S'pore building Tuas Nexus to turn water & solid waste into biogas to produce energy

More power.

Belmont Lay | September 08, 2020, 06:28 PM

Singapore is constructing its first integrated water and solid waste treatment plant, Tuas Nexus.

The facility, likely to be completed by 2028, includes the Tuas Water Reclamation Plant and Integrated Waste Management Facility.

Plans were first announced in 2016.

Self-sufficient

The facility will be energy self-sufficient.

Biogas is created at the waste facility and water reclamation plant to sustain the operations of Tuas Nexus.

Rich in methane, biogas can be converted to electricity.

The by-product of one facility will be used to power the other, the National Environment Agency and national water agency PUB said in a press release on Tuesday, Sept. 8.

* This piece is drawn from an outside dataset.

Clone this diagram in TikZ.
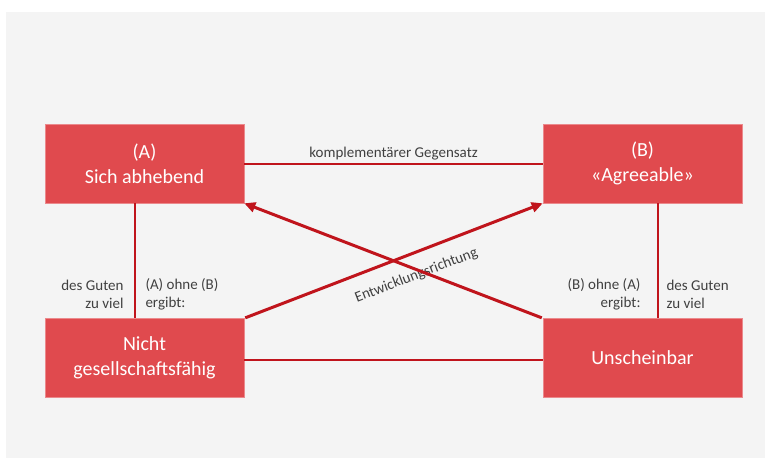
\documentclass[tikz,border=0pt]{standalone}
\usepackage{fontspec}
\setmainfont{Carlito}
\usetikzlibrary{arrows.meta}
\definecolor{boxred}{RGB}{224,74,78}
\definecolor{linered}{RGB}{192,20,28}
\definecolor{bggray}{RGB}{244,244,244}
\definecolor{labelgray}{RGB}{64,64,64}
\newcommand{\boxfont}{\fontsize{20}{25}\selectfont}
\newcommand{\labelfont}{\fontsize{15}{18}\selectfont}
\tikzset{
  redbox/.style={draw=boxred!65!white, line width=0.6pt, fill=boxred, text=white,
    minimum width=199pt, minimum height=79pt, align=center, font=\boxfont, inner sep=0pt},
  link/.style={draw=linered, line width=2pt},
  arrowlink/.style={draw=linered, line width=3pt, shorten <=1pt, -{Triangle[length=11pt,width=10pt]}},
}

\begin{document}
\begin{tikzpicture}[x=1pt,y=-1pt]
    \useasboundingbox[fill=white] (0,0) rectangle (765,458);
    \fill[bggray] (6,12) rectangle (765,458);

    \node[redbox] (A) at (144.5,163.5) {(A)\\Sich abhebend};
    \node[redbox] (B) at (642.5,163.5) {(B)\\«Agreeable»};
    \node[redbox] (C) at (144.5,358) {Nicht\\gesellschaftsfähig};
    \node[redbox] (D) at (642.5,358) {Unscheinbar};

    \path[every node/.style={font=\labelfont, text=labelgray, inner sep=2pt}]
    (A) edge [link] node [above] {komplementärer Gegensatz} (B)
    ([yshift=-2pt]C.east) edge [link] ([yshift=-2pt]D.west)
    ([xshift=-10pt]A.south) edge [link] node [pos=0.79, left=8pt, align=right] {des Guten\\zu viel}
        node [pos=0.79, right=8pt, align=left] {(A) ohne (B)\\ergibt:} ([xshift=-10pt]C.north)
    ([xshift=15pt]B.south) edge [link] node [pos=0.79, left=14pt, align=right] {(B) ohne (A)\\ergibt:}
        node [pos=0.79, right=6pt, align=left] {des Guten\\zu viel} ([xshift=15pt]D.north)
    (C.north east) edge [arrowlink] node [pos=0.55, sloped, below=12pt] {Entwicklungsrichtung} (B.south west)
    (D.north west) edge [arrowlink] (A.south east);
\end{tikzpicture}
\end{document}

The waste facility will convert food waste into slurry, which will then be mixed with used water sludge from the water reclamation plant to create biogas.

Water reclamation

The Tuas Water Reclamation Plant will be able to receive both domestic and industrial used water for treatment.

These two water sources will be received from two separate deep tunnels and treated separately.

The plant can treat 650,000 cubic metres of used domestic water and 150,000 cubic metres of used industrial water daily.

The treated domestic water will be purified to NEWater.

The treated industrial water is reused in industries.

The Tuas Water Reclamation Plant is the first facility in Singapore that can treat used industrial water to a high enough standard to be reused by industries.

Carbon emissions-cutting

 

Energy self-sufficiency at Tuas Nexus is expected to cut over 200,000 tonnes in carbon emissions in a year.

This is equivalent to removing 42,500 cars from the roads in the same period.

Some 2.6 hectares of land, which is the size of four football fields, is saved by integrating the two plants.

This facility will be Singapore’s largest waste incineration plant when fully completed.

Incinerable waste, household recyclables collected under the national recycling programme, food waste, and dewatered sludge from the Tuas Water Reclamation Plant will be processed.

Once completed, it will have an incineration capacity of 5,800 tonnes per day.

The first phase is expected to be completed by 2025.

Singapore has four waste-to-energy incineration plants to date, but none with Tuas Nexus' capabilities.